Mugabe and his family, the war veterans charged, had become a pawn in a vicious political fight for control of the ruling party between two factions.

Zanu PF is torn between factions, one allegedly led by Grace (G40) and another by Mnangagwa.

“They [cartel members] use their proximity to the First Family, usually worming their way to that family using falsehoods that they would have created through social media and anti-Zanu PF newspapers,” the war veterans added.

Mugabe was also accused of presiding over endemic graft in both government and Zanu PF.

“Corruption is rife and endemic [and is] known to the public, yet it goes on unpunished and uncautioned,” Machacha said.

“How then can the same public being affected by such corruption continue to support us? This is by far one of the biggest threats to the party.”

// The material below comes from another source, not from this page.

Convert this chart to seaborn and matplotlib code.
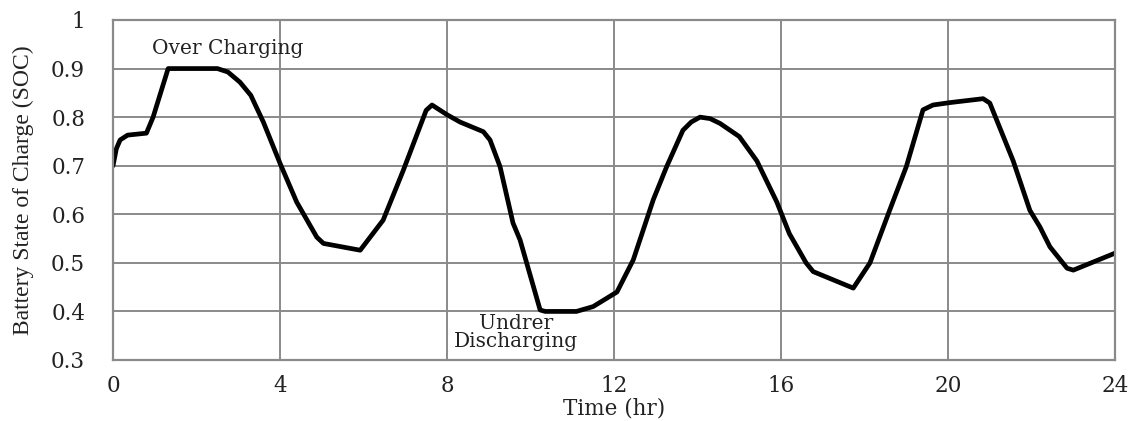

Mugabe’s much-vaunted Zimbabwe Agenda for Sustainable Socio-Economic Transformation also came under attack, with the ex-fighters saying it had gone off the rails. They urged Mugabe to fire non-performing ministers.

“Comrades felt that more focus should be given to the economy and government ministers be held accountable for the performance of their ministries through performance contracts. Non-performing ministers should be relieved of their duties,” the war vets said.

The indigenisation policy that analysts think has poisoned the country’s economic environment was not spared.

“The ongoing indigenisation and economic empowerment program was applauded as a progressive policy designed to bring the majority of Zimbabweans into the economy as serious players,” the war vets said.

“Comrades felt that the programme has been hijacked by corrupt individuals and most indigenisation deals are shrouded in secrecy,” adding the celebrated community share ownership schemes had ‘run out of steam’, with little to show.”

Mugabe on Friday told the Zanu PF central committee that he deliberately ignored political demands from the war veterans because they had no right to dictate to him on how to run the party.